[Items from a dataset]
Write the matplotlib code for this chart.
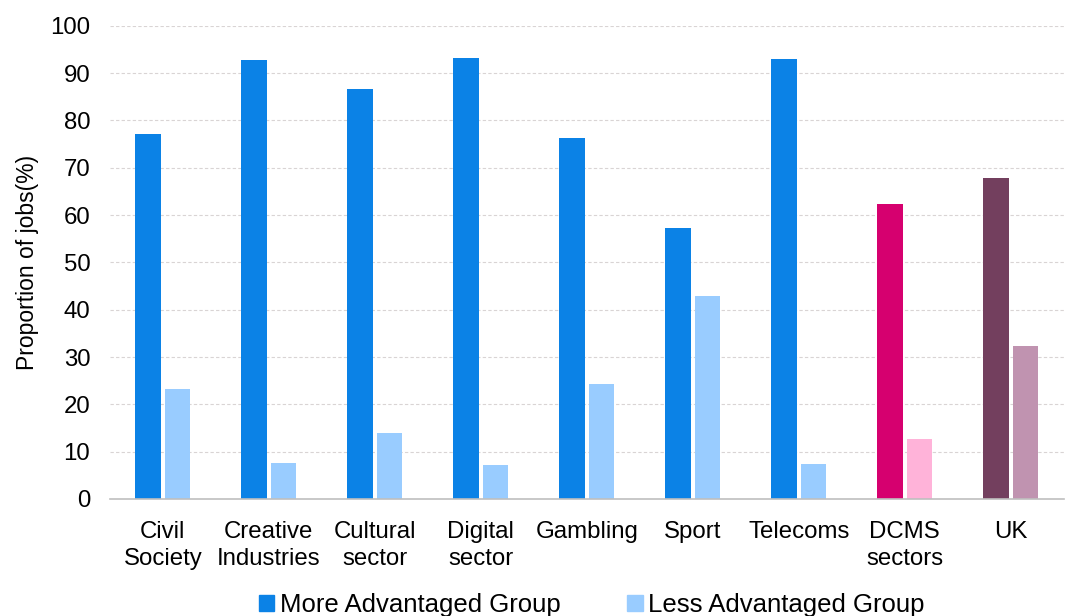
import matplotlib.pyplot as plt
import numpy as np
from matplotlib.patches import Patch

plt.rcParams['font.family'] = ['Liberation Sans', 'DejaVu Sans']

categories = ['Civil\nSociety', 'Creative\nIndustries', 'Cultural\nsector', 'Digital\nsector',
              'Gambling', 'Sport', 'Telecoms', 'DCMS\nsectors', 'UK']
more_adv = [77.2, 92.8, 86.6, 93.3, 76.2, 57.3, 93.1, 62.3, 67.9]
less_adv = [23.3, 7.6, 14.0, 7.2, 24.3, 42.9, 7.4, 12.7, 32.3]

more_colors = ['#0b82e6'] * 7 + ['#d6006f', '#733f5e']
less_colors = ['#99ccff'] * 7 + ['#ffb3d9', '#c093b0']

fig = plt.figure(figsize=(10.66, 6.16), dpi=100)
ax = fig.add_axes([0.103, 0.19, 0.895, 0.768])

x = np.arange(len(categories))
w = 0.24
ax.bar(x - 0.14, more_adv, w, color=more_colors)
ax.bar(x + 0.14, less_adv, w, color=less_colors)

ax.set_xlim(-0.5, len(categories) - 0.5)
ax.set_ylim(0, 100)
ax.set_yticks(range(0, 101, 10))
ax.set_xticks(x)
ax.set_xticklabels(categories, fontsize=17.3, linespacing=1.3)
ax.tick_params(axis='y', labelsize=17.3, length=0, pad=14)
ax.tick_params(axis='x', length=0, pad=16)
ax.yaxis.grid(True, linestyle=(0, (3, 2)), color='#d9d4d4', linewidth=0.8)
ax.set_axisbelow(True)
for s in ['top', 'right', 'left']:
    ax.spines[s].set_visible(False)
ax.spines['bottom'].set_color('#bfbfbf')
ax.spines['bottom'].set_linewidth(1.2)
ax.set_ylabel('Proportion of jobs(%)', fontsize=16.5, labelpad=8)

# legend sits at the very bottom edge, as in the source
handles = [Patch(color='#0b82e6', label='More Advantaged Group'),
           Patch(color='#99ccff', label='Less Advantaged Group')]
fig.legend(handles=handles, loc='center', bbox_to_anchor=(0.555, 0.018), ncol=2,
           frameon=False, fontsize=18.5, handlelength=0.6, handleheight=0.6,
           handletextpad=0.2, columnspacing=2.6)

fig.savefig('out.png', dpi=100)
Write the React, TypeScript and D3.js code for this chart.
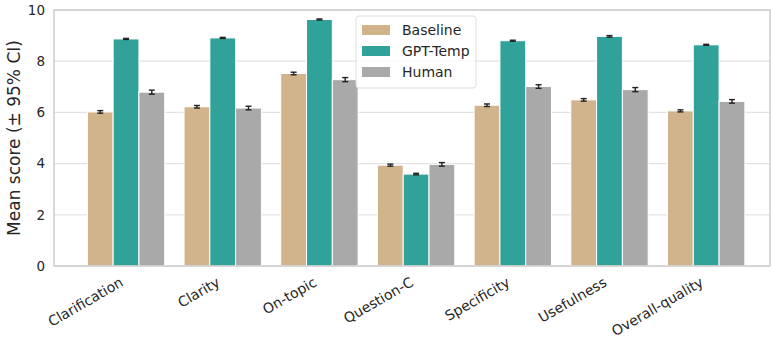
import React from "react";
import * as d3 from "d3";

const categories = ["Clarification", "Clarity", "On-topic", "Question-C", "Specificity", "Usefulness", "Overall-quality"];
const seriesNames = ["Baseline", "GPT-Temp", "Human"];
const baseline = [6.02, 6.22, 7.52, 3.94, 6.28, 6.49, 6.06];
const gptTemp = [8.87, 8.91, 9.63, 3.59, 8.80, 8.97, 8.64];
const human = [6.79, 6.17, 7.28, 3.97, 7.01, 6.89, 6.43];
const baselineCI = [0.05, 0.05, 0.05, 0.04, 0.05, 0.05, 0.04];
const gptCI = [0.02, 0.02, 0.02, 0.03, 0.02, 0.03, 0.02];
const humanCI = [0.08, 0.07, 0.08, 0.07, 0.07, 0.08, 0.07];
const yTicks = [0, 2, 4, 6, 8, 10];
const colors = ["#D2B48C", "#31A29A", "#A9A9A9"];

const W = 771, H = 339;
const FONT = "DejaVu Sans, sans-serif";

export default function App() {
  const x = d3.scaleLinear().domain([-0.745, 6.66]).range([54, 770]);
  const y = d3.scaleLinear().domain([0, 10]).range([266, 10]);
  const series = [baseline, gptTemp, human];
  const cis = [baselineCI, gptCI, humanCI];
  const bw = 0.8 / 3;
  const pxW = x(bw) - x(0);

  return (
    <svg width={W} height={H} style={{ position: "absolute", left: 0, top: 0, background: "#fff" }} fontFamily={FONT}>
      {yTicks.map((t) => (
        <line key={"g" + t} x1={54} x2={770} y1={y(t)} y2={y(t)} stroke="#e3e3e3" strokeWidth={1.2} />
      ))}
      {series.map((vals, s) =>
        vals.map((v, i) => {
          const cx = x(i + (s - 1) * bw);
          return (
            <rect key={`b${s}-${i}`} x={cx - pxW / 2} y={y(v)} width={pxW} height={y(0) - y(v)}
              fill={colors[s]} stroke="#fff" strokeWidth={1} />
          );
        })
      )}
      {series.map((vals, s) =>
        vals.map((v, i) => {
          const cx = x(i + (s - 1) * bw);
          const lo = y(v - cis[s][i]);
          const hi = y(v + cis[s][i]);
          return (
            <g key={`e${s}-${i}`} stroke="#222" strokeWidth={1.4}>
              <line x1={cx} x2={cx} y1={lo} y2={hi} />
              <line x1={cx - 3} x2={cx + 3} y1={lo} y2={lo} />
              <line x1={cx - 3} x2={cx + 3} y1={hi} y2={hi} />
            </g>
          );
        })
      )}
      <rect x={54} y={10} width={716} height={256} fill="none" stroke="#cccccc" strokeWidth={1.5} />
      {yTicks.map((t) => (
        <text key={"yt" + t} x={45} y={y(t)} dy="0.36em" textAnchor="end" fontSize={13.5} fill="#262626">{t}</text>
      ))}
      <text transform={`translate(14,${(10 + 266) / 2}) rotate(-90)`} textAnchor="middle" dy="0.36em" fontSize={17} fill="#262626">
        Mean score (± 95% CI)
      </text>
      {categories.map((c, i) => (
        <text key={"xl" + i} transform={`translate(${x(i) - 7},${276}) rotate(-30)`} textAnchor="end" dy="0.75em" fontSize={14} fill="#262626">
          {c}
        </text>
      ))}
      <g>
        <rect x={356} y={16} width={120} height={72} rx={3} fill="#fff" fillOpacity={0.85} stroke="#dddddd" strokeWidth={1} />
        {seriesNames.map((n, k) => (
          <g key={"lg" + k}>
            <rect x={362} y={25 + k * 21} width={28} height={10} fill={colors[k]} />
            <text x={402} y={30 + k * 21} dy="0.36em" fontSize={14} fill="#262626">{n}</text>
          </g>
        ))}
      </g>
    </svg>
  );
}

INSTRUCTIONS FOR THE TASK: Your task is to restate word for word the lines from the top of the data to the line containing "plt.rcParams['font.family'] = ['Liberation", both ends included, with every picture left out.

RESPONSE TO THE EXERCISE:
Write the matplotlib code for this chart.
import matplotlib.pyplot as plt
import numpy as np
from matplotlib.patches import Patch

plt.rcParams['font.family'] = ['Liberation Sans', 'DejaVu Sans']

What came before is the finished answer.